* Working data
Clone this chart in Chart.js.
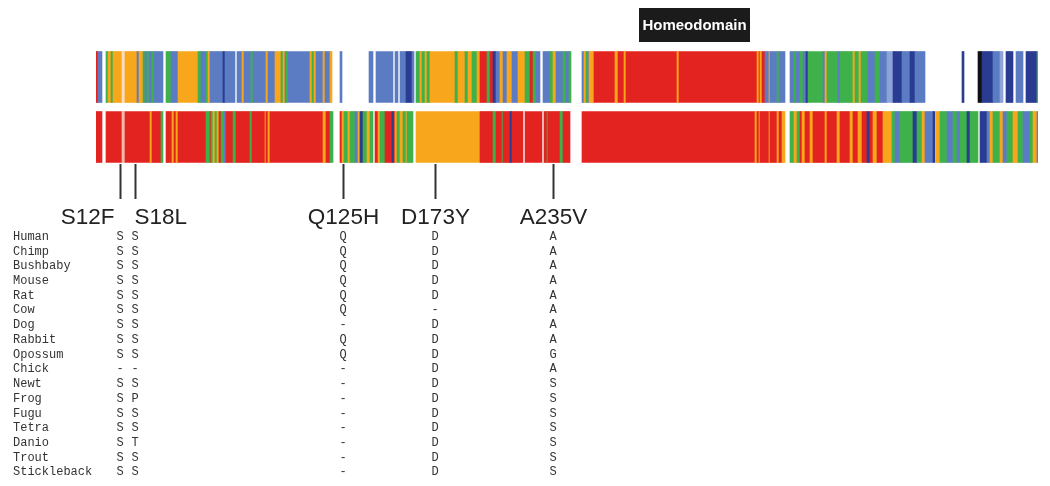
---
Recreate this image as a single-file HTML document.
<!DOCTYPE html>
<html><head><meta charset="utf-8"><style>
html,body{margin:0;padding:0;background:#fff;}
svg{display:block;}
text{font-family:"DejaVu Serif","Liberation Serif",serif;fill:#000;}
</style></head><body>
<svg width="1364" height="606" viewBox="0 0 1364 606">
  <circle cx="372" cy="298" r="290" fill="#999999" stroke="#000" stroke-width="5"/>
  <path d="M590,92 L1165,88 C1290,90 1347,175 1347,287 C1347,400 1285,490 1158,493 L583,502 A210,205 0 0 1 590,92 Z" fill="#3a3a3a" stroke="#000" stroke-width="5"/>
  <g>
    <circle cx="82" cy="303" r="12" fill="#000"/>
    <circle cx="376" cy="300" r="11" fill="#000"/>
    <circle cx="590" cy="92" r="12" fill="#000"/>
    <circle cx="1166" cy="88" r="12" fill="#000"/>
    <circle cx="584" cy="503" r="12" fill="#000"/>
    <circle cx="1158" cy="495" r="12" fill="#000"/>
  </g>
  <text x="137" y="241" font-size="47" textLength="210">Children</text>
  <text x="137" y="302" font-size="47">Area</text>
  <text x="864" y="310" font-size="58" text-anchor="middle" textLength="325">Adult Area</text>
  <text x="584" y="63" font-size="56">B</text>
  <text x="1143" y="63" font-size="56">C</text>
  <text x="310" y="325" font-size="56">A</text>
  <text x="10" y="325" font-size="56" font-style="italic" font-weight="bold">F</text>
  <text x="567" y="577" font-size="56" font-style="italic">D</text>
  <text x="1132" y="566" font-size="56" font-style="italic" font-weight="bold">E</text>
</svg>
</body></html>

* Aim of the task
The lines to collect are those holding the string "this"; copy them all.

* Solved problem
Clone this chart in Chart.js.
Recreate this image as a single-file HTML document.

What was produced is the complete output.